¿De las manos humanas a las manos de Dios?
Durante más de doce horas, Cristo había estado en manos de los hombres. Había advertido a sus discípulos que «el Hijo del Hombre será entregado en manos de los hombres, y le matarán» (Mateo 17:22-23). A esto se refirieron los ángeles en la mañana de la resurrección, diciendo a las mujeres: «No está aquí, sino que ha resucitado; acordaos de lo que os habló cuando aún estaba en Galilea, diciendo: Es necesario que el Hijo del Hombre sea entregado en manos de hombres pecadores y sea crucificado, y que al tercer día resucite» (Lucas 24:6-7).
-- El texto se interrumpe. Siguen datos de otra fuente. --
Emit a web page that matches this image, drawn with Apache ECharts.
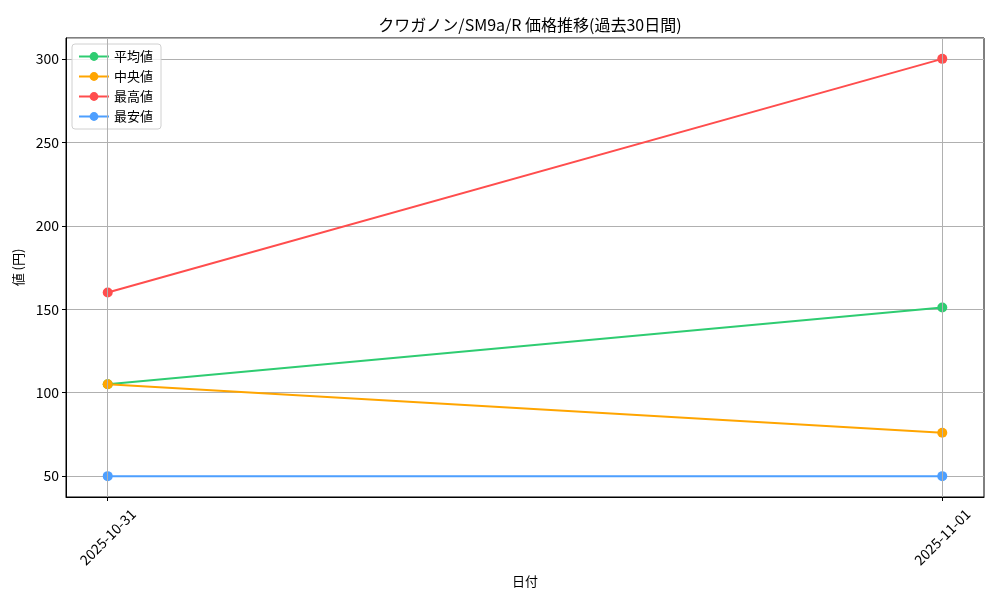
<!DOCTYPE html>
<html><head><meta charset="utf-8">
<script src="https://cdn.jsdelivr.net/npm/echarts@6/dist/echarts.min.js"></script>
<style>html,body{margin:0;padding:0;background:#fff}#c{width:1000px;height:600px}</style>
</head><body><div id="c"></div>
<script>
const dates = ['2025-10-31', '2025-11-01'];
const avgValues = [105, 151];
const medianValues = [105, 76];
const maxValues = [160, 300];
const minValues = [50, 50];
const seriesNames = ['平均値', '中央値', '最高値', '最安値'];
const colors = ['#2ecc71', '#ffa500', '#ff4d4d', '#4d9fff'];
const FONT = '"Noto Sans CJK JP", "DejaVu Sans", sans-serif';

const allSeries = [avgValues, medianValues, maxValues, minValues];
const chart = echarts.init(document.getElementById('c'), null, {renderer: 'canvas'});
const xIdx = dates.map((d, i) => i);

const series = allSeries.map((vals, k) => ({
  name: seriesNames[k],
  type: 'line',
  data: vals.map((v, i) => [i, v]),
  symbol: 'circle',
  symbolSize: 10,
  lineStyle: {width: 2, color: colors[k]},
  itemStyle: {color: colors[k]},
  z: 3,
  animation: false
}));
series.push({
  type: 'line', data: [], silent: true, z: 1,
  markLine: {
    silent: true, symbol: ['none', 'none'], label: {show: false},
    lineStyle: {color: '#b0b0b0', width: 1, type: 'solid'},
    animation: false,
    data: xIdx.map(i => ({xAxis: i}))
  }
});

chart.setOption({
  animation: false,
  title: {
    text: 'クワガノン/SM9a/R 価格推移(過去30日間)',
    left: 525, top: 12, textAlign: 'center',
    textStyle: {fontFamily: FONT, fontSize: 16, fontWeight: 'normal', color: '#000'}
  },
  legend: {
    left: 72, top: 44, orient: 'vertical',
    data: seriesNames,
    itemWidth: 30, itemHeight: 11, itemGap: 7,
    padding: [6, 8, 6, 6],
    borderColor: '#d0d0d0', borderWidth: 1, borderRadius: 3,
    backgroundColor: 'rgba(255,255,255,0.8)',
    textStyle: {fontFamily: FONT, fontSize: 13, color: '#000'}
  },
  grid: {left: 66, right: 16, top: 38, bottom: 103, show: true, borderColor: '#000', borderWidth: 1, containLabel: false},
  xAxis: {
    type: 'value', min: -0.05, max: 1.05,
    name: '日付', nameLocation: 'middle', nameGap: 72,
    nameTextStyle: {fontFamily: FONT, fontSize: 13, color: '#000'},
    axisLine: {show: true, onZero: false, lineStyle: {color: '#000'}},
    axisTick: {show: true, customValues: xIdx, length: 4, lineStyle: {color: '#000'}},
    axisLabel: {customValues: xIdx, rotate: 45, align: 'center', verticalAlign: 'middle',
      fontFamily: FONT, fontSize: 14, color: '#000',
      margin: 40, formatter: v => dates[Math.round(v)]},
    splitLine: {show: false}
  },
  yAxis: {
    type: 'value', min: 37.5, max: 312.5, splitNumber: 5,
    name: '値 (円)', nameLocation: 'middle', nameGap: 40, nameRotate: 90,
    nameTextStyle: {fontFamily: FONT, fontSize: 13, color: '#000'},
    axisLine: {show: true, onZero: false, lineStyle: {color: '#000'}},
    axisTick: {show: true, length: 4, lineStyle: {color: '#000'}},
    axisLabel: {showMinLabel: false, showMaxLabel: false, fontFamily: FONT, fontSize: 14, color: '#000', margin: 7},
    splitLine: {show: true, lineStyle: {color: '#b0b0b0', width: 1}}
  },
  series: series
});
</script></body></html>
Esto recibió su cumplimiento cuando el Señor Jesús se entregó a los que vinieron a arrestarlo en el Jardín.
Cristo podría haber evitado fácilmente el arresto. Todo lo que tenía que hacer era dejar a los oficiales de los curas postrados en el suelo y alejarse en silencio. Pero no lo hizo. La hora señalada había llegado. El momento en que debía someterse a ser llevado como un cordero al matadero había llegado. Y se entregó en «las manos de los pecadores».
Es bien sabido cómo lo trataron; aprovecharon al máximo su oportunidad. Dieron rienda suelta al odio del corazón carnal hacia Dios. Con «manos malvadas» (Hechos 2:23) lo crucificaron. Pero ahora todo ha terminado. El hombre ha hecho lo peor. La cruz ha sido soportada; la obra encomendada ha terminado.
Voluntariamente el Salvador se entregó en las manos de los pecadores, y ahora, voluntariamente entrega su espíritu en las manos del Padre. Nunca más estará en las «manos de los hombres». Nunca más estará a merced de los malvados. Nunca más sufrirá la vergüenza. Se entrega en las manos del Padre, y el Padre ahora cuidará de sus intereses. Tres días después el Padre lo levantó de la muerte.
Cuarenta días después el Padre lo exaltó por encima de todos los principados y potestades y de todo nombre que se nombra, y lo puso a su derecha en los cielos. Y allí se sienta ahora en el trono del Padre (Apocalipsis 3:21), esperando que sus enemigos se conviertan en su escabel.